The Fantasy of Power: The Core of all Genre Fiction
One of my favorite (not the best, just my favorite) television scenes is from The Sopranos. A very good show about a mafia boss in New Jersey, in this scene the main character, Tony, is at a very nice restaurant. A younger man is sitting at a nearby table wearing a baseball hat (which is poor manners for a very nice restaurant). Tony Soprano, a man accustomed to violence, a man with an air of authority (illegitimate authority, but still authority), tells the young man to take his hat off. Which he does.
The Sopranos did not paint its characters as saints or even Robin Hood style thieves. They were bad men who did very bad things. But they were often bad men who did good things, or at least things modern people would like to be able to do. We (or maybe just me) would like to tell rude young people to take their hats off in nice restaurants. We would like to be able to keep our children safe, to provide a nice income for our families. We all want more power, more agency, and we live in a world where we are largely powerless. I know that in a similar situation I'd be unlikely to risk a physical confrontation over a hat. When someone cuts me off in traffic, I have to let it go. Tony Soprano can make a call and have the person who cut him off kneecapped.
The real world, however, is not a place where most of us can have that kind of power, of agency. Even Tony Soprano has to live a life that induces crippling anxiety as the cost of his power. In the real world individuals can't go around beating up hat-wearers or people who park poorly - we would soon be jailed ourselves. And I'm not saying that's a bad feature of our world, just that it's stifling. The modern human has to live a life surrounded by uncorrected injustice. We see bad people go unpunished, and it irks. Because that's human nature.
Genre fiction - at least most of it - exists primarily to create a setting where main characters can have this agency. Genre exists so we can live a fantasy of power, where we can imagine characters who can go around righting wrongs and correcting evils and being successful at it.
Sword and sorcery Conan-style writing is an obvious starting point. Why love these settings? I think it's because we can imagine a very skilled man with a sword being able to win a kingdom on the power of a strong right arm. And that's not something we believe is true of the 'real' world.

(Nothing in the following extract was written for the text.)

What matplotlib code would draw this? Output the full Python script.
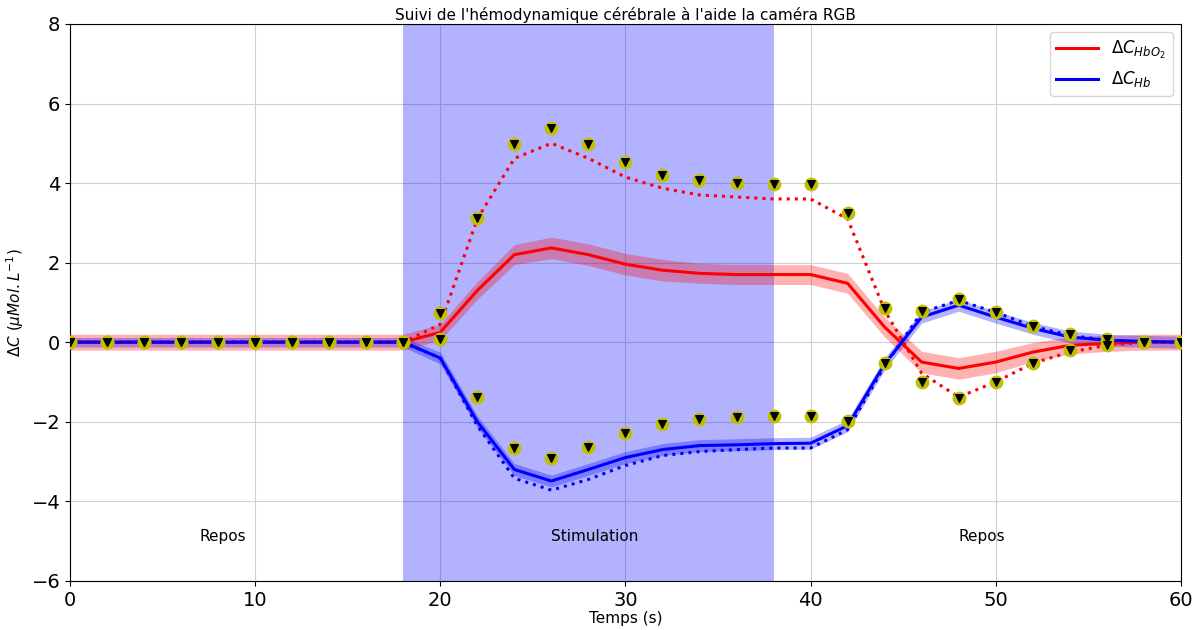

Once magic is introduced and normalized this connection grows stronger. Wizards in many fantasy settings are often as powerful as armies all by themselves. They can turn the fate of nations with a wave of their arm (or wand or fang or whatever). And that's the wish fulfillment in action.
Science fiction, at a casual glance, would seem to counter this pattern. In a more complex world, surely individuals would be even more disempowered, right? But in most science fiction the technology and culture are carefully calibrated to empower the right kind of individual. Cyberpunk only ' works' because hackers are given superhuman abilities to control the world around them (superhuman relative to actual, real life hackers, whose abilities are far more mundane). Space travel and the abilities of starships are often worked in such a way that captains can control the destinies of entire civilizations. In books like Dune the entire technology tree is designed to make individual abilities far more important to war (think about how implausible the whole shield tech in Dune is, and how it was just a way to make a very skilled person with a sword more powerful than a small group of nobodies with guns). Asimov's Foundation series makes it possible for the protagonists to figure out WHICH real people are in position to be truly efficacious and focus on them - an entire branch of science devoted to allowing the author to make super-people in a setting that doesn't read like a comic book.
Superhero stories take the same idea to a more obvious level. In a superhero world, the heroes have greater efficacy than regular folk. And that is why we love them. Batman can do things you can't do. Superman can do even more things that you can't do.
I obviously haven't read all of genre fiction. I suspect there are some examples of genre fiction where the main characters are even more powerless than most of us are in our regular lives. But in the majority of popular genre fiction, to my knowledge, the heroes can have far greater impact on the world, because of the worldbuilding. The magic, metaphysics, culture, technology, or whatever, make it possible for individuals to be more powerful, not less.
And that's why we love them. We love the idea of a Hobbit being able to toss a ring into a volcano and ending the tyranny of a great evil.
Where's the ring I could toss to get rid of Trump? Sadly, there wasn't one. The real world is much less satisfying.